I've been re-reading my journal from June 10, 1985 - June 8, 1986. My, what a year! I'm thinking of making a chart of my life. Graph the high and low trends. The ecstasy, the depression. The wavering. What has brought me out of depressions? Jobs, I think. What has gotten me into depressions? Relationships -- or lack of. Financial problems, too. It's so weird reading that stuff. Almost like it happened to someone else. And so much is so embarrassing. The whining over Kevin Krupsky. Incredible. All a part of my life-journey. I loved getting stoned and writing so much Friday night. Great fun. Yesterday, I did a wedding with José, Alberto and Manuel (he's more fantasy material, by the way.) I hated not understanding their conversations. But later on, we had some good discussions. I would've really enjoyed myself if it weren't for the language barrier. More frustrations. I went to the beach in Torremolinos today. My bike seat got stolen. Shit. More money. They didn't have the meeting at work on Friday. Tomorrow.
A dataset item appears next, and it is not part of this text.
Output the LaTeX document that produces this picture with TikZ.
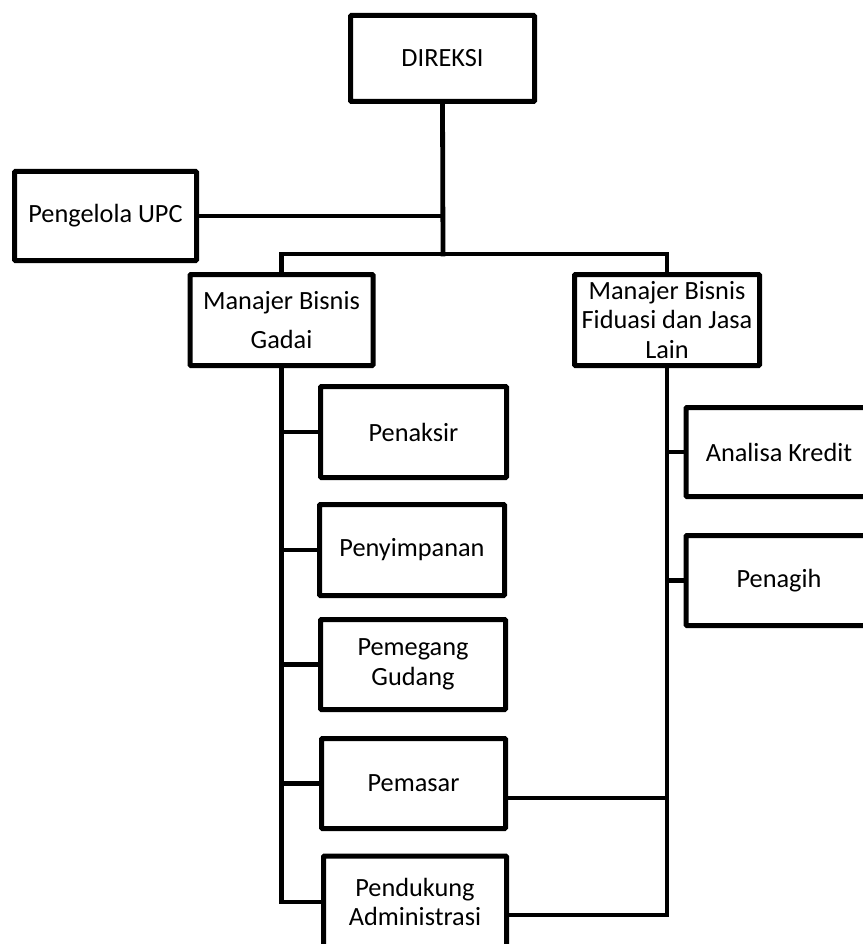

Mañana. I told Herbert again how frustrated I am and how un-respected I feel. If I don't get paid tomorrow, I'm going to stop working until I do. I talked to Paul last night. It's been one of the coldest, rainiest summers in Detroit's history. I'm so glad I'm not there! You know, I wrote in my journal, asking my mom to "intervene on my behalf" just before I got the job in Port Huron -- which pulled me out of probably my life's worst depression. Interesting. I guess I still need to talk to my mom and dad. They're still watching over me, I'm sure of it.